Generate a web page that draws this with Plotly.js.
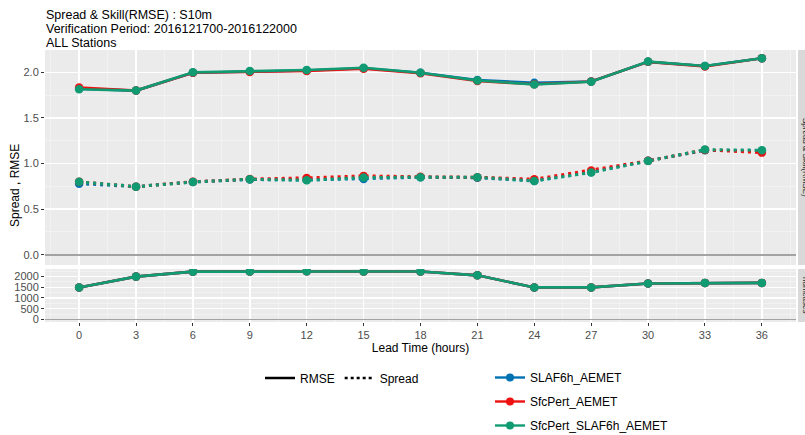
<!DOCTYPE html>
<html>
<head>
<meta charset="utf-8">
<script src="https://cdn.plot.ly/plotly-3.0.1.min.js"></script>
<style>html,body{margin:0;padding:0;background:#fff;}#chart{width:805px;height:435px;}</style>
</head>
<body>
<div id="chart"></div>
<script>
const leadTime = [0, 3, 6, 9, 12, 15, 18, 21, 24, 27, 30, 33, 36];
const models = ["SLAF6h_AEMET", "SfcPert_AEMET", "SfcPert_SLAF6h_AEMET"];
const modelColors = ["#0072B2", "#EE1111", "#109B72"];
const rmse_SLAF6h = [1.820, 1.800, 1.995, 2.010, 2.020, 2.045, 1.995, 1.915, 1.885, 1.900, 2.115, 2.070, 2.155];
const rmse_SfcPert = [1.834, 1.800, 1.995, 2.005, 2.015, 2.040, 1.990, 1.905, 1.870, 1.900, 2.115, 2.065, 2.155];
const rmse_SfcPertSLAF6h = [1.815, 1.800, 2.000, 2.014, 2.025, 2.050, 1.996, 1.910, 1.867, 1.896, 2.118, 2.070, 2.155];
const spread_SLAF6h = [0.780, 0.747, 0.798, 0.825, 0.820, 0.831, 0.850, 0.845, 0.810, 0.905, 1.030, 1.145, 1.140];
const spread_SfcPert = [0.800, 0.747, 0.800, 0.830, 0.843, 0.865, 0.855, 0.850, 0.828, 0.925, 1.030, 1.150, 1.120];
const spread_SfcPertSLAF6h = [0.800, 0.747, 0.798, 0.828, 0.817, 0.847, 0.850, 0.850, 0.810, 0.902, 1.028, 1.153, 1.146];
const numcases = [1490, 1990, 2220, 2230, 2235, 2225, 2225, 2050, 1490, 1490, 1670, 1700, 1700];
const titleLines = ["Spread & Skill(RMSE) : S10m", "Verification Period: 2016121700-2016122000", "ALL Stations"];
const stripTop = "Spread & Skill(RMSE)";
const stripBottom = "numcases";

const rmseSeries = [rmse_SLAF6h, rmse_SfcPert, rmse_SfcPertSLAF6h];
const spreadSeries = [spread_SLAF6h, spread_SfcPert, spread_SfcPertSLAF6h];
const numSeries = [numcases, numcases, numcases];

const traces = [];
const LW = 2.6, MS = 8.5;
models.forEach((m, i) => {
  traces.push({x: leadTime, y: rmseSeries[i], xaxis: 'x2', yaxis: 'y2', mode: 'lines+markers', showlegend: false,
    line: {color: modelColors[i], width: LW}, marker: {color: modelColors[i], size: MS}, hoverinfo: 'skip'});
  traces.push({x: leadTime, y: spreadSeries[i], xaxis: 'x2', yaxis: 'y2', mode: 'lines+markers', showlegend: false,
    line: {color: modelColors[i], width: 3, dash: '3px,4px'}, marker: {color: modelColors[i], size: MS}, hoverinfo: 'skip'});
  traces.push({x: leadTime, y: numSeries[i], xaxis: 'x', yaxis: 'y', mode: 'lines+markers', showlegend: false,
    line: {color: modelColors[i], width: LW}, marker: {color: modelColors[i], size: MS}, hoverinfo: 'skip'});
});
// legend dummies: line types
traces.push({x: [null], y: [null], xaxis: 'x2', yaxis: 'y2', mode: 'lines', name: 'RMSE', legend: 'legend',
  line: {color: '#000', width: 2.4}});
traces.push({x: [null], y: [null], xaxis: 'x2', yaxis: 'y2', mode: 'lines', name: 'Spread', legend: 'legend',
  line: {color: '#000', width: 2.4, dash: '3px,3px'}});
models.forEach((m, i) => {
  traces.push({x: [null], y: [null], xaxis: 'x2', yaxis: 'y2', mode: 'lines+markers', name: m, legend: 'legend2',
    legendgroup: 'g' + i, line: {color: modelColors[i], width: 2.4}, marker: {color: modelColors[i], size: 8}});
});

const PL = 45, PR = 796, PT = 50, PB = 322;
const W = PR - PL, H = PB - PT;
const px = v => (v - PL) / W;
const py = v => (PB - v) / H;

const gridCommon = {gridcolor: '#FFFFFF', gridwidth: 1.4, showline: false, ticks: 'outside', ticklen: 3,
  tickcolor: '#333333', tickwidth: 1, tickfont: {family: 'Liberation Sans, Arial, sans-serif', size: 11, color: '#4D4D4D'}};

const FONT = 'Liberation Sans, Arial, sans-serif';
const titleAnn = titleLines.map((t, i) => ({text: t, xref: 'paper', yref: 'paper', x: px(44), y: py(15 + 14 * i),
  xanchor: 'left', yanchor: 'middle', align: 'left', showarrow: false, font: {size: 12.5, color: '#000'}}));

const layout = {
  width: 805, height: 435,
  margin: {l: PL, r: 805 - PR, t: PT, b: 435 - PB, autoexpand: false},
  paper_bgcolor: '#FFFFFF', plot_bgcolor: '#EBEBEB',
  font: {family: FONT, color: '#000'},
  xaxis: Object.assign({}, gridCommon, {anchor: 'y', domain: [0, 1], range: [-1.8, 37.8], tickvals: leadTime,
    ticktext: leadTime.map(String), zeroline: false,
    minor: {dtick: 1.5, tick0: 0, showgrid: true, gridcolor: '#F5F5F5', gridwidth: 0.7},
    title: {text: 'Lead Time (hours)', font: {size: 12, color: '#000'}, standoff: 0}}),
  xaxis2: Object.assign({}, gridCommon, {anchor: 'y2', domain: [0, 1], range: [-1.8, 37.8], tickvals: leadTime,
    showticklabels: false, ticks: '', zeroline: false, matches: 'x',
    minor: {dtick: 1.5, tick0: 0, showgrid: true, gridcolor: '#F5F5F5', gridwidth: 0.7}}),
  yaxis: Object.assign({}, gridCommon, {anchor: 'x', domain: [0, py(269)], range: [-112, 2343],
    tickvals: [0, 500, 1000, 1500, 2000], zeroline: true, zerolinecolor: '#A3A3A3', zerolinewidth: 1.6,
    tickfont: {family: FONT, size: 11, color: '#4D4D4D'},
    minor: {dtick: 250, tick0: 0, showgrid: true, gridcolor: '#F5F5F5', gridwidth: 0.7}}),
  yaxis2: Object.assign({}, gridCommon, {anchor: 'x2', domain: [py(265), 1], range: [-0.112, 2.245],
    tickvals: [0, 0.5, 1, 1.5, 2], ticktext: ['0.0', '0.5', '1.0', '1.5', '2.0'],
    zeroline: true, zerolinecolor: '#A3A3A3', zerolinewidth: 1.8,
    minor: {dtick: 0.25, tick0: 0, showgrid: true, gridcolor: '#F5F5F5', gridwidth: 0.7}}),
  legend: {orientation: 'h', x: px(260), xanchor: 'left', y: py(378), yanchor: 'middle',
    font: {size: 12, color: '#000'}, bgcolor: 'rgba(0,0,0,0)', itemwidth: 30},
  legend2: {orientation: 'v', x: px(490), xanchor: 'left', y: py(363), yanchor: 'top',
    font: {size: 12, color: '#000'}, bgcolor: 'rgba(0,0,0,0)', itemwidth: 30, traceorder: 'grouped', tracegroupgap: 5},
  shapes: [
    {type: 'rect', xref: 'paper', yref: 'paper', x0: px(798), x1: px(830), y0: py(265), y1: 1, fillcolor: '#D9D9D9', line: {width: 0}, layer: 'below'},
    {type: 'rect', xref: 'paper', yref: 'paper', x0: px(798), x1: px(830), y0: 0, y1: py(269), fillcolor: '#D9D9D9', line: {width: 0}, layer: 'below'}
  ],
  annotations: titleAnn.concat([
    {text: 'Spread , RMSE', xref: 'paper', yref: 'paper', x: px(15), y: py(186), xanchor: 'center', yanchor: 'middle',
      textangle: -90, showarrow: false, font: {size: 12, color: '#000'}},
    {text: stripTop, xref: 'paper', yref: 'paper', x: px(806), y: py(157), xanchor: 'center', yanchor: 'middle',
      textangle: 90, showarrow: false, font: {size: 8, color: '#1A1A1A'}},
    {text: stripBottom, xref: 'paper', yref: 'paper', x: px(806), y: py(295), xanchor: 'center', yanchor: 'middle',
      textangle: 90, showarrow: false, font: {size: 8, color: '#1A1A1A'}}
  ])
};

Plotly.newPlot('chart', traces, layout, {staticPlot: true, displayModeBar: false});
</script>
</body>
</html>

EXERCISE BRIEF:
Repeat, exactly and in full, each line from the start of the data to the line that contains "const numSeries = [numcases, numcases, numcases];". Pictures do not go in.

RESPONSE FOR THIS EXERCISE:
Generate a web page that draws this with Plotly.js.
<!DOCTYPE html>
<html>
<head>
<meta charset="utf-8">
<script src="https://cdn.plot.ly/plotly-3.0.1.min.js"></script>
<style>html,body{margin:0;padding:0;background:#fff;}#chart{width:805px;height:435px;}</style>
</head>
<body>
<div id="chart"></div>
<script>
const leadTime = [0, 3, 6, 9, 12, 15, 18, 21, 24, 27, 30, 33, 36];
const models = ["SLAF6h_AEMET", "SfcPert_AEMET", "SfcPert_SLAF6h_AEMET"];
const modelColors = ["#0072B2", "#EE1111", "#109B72"];
const rmse_SLAF6h = [1.820, 1.800, 1.995, 2.010, 2.020, 2.045, 1.995, 1.915, 1.885, 1.900, 2.115, 2.070, 2.155];
const rmse_SfcPert = [1.834, 1.800, 1.995, 2.005, 2.015, 2.040, 1.990, 1.905, 1.870, 1.900, 2.115, 2.065, 2.155];
const rmse_SfcPertSLAF6h = [1.815, 1.800, 2.000, 2.014, 2.025, 2.050, 1.996, 1.910, 1.867, 1.896, 2.118, 2.070, 2.155];
const spread_SLAF6h = [0.780, 0.747, 0.798, 0.825, 0.820, 0.831, 0.850, 0.845, 0.810, 0.905, 1.030, 1.145, 1.140];
const spread_SfcPert = [0.800, 0.747, 0.800, 0.830, 0.843, 0.865, 0.855, 0.850, 0.828, 0.925, 1.030, 1.150, 1.120];
const spread_SfcPertSLAF6h = [0.800, 0.747, 0.798, 0.828, 0.817, 0.847, 0.850, 0.850, 0.810, 0.902, 1.028, 1.153, 1.146];
const numcases = [1490, 1990, 2220, 2230, 2235, 2225, 2225, 2050, 1490, 1490, 1670, 1700, 1700];
const titleLines = ["Spread & Skill(RMSE) : S10m", "Verification Period: 2016121700-2016122000", "ALL Stations"];
const stripTop = "Spread & Skill(RMSE)";
const stripBottom = "numcases";

const rmseSeries = [rmse_SLAF6h, rmse_SfcPert, rmse_SfcPertSLAF6h];
const spreadSeries = [spread_SLAF6h, spread_SfcPert, spread_SfcPertSLAF6h];
const numSeries = [numcases, numcases, numcases];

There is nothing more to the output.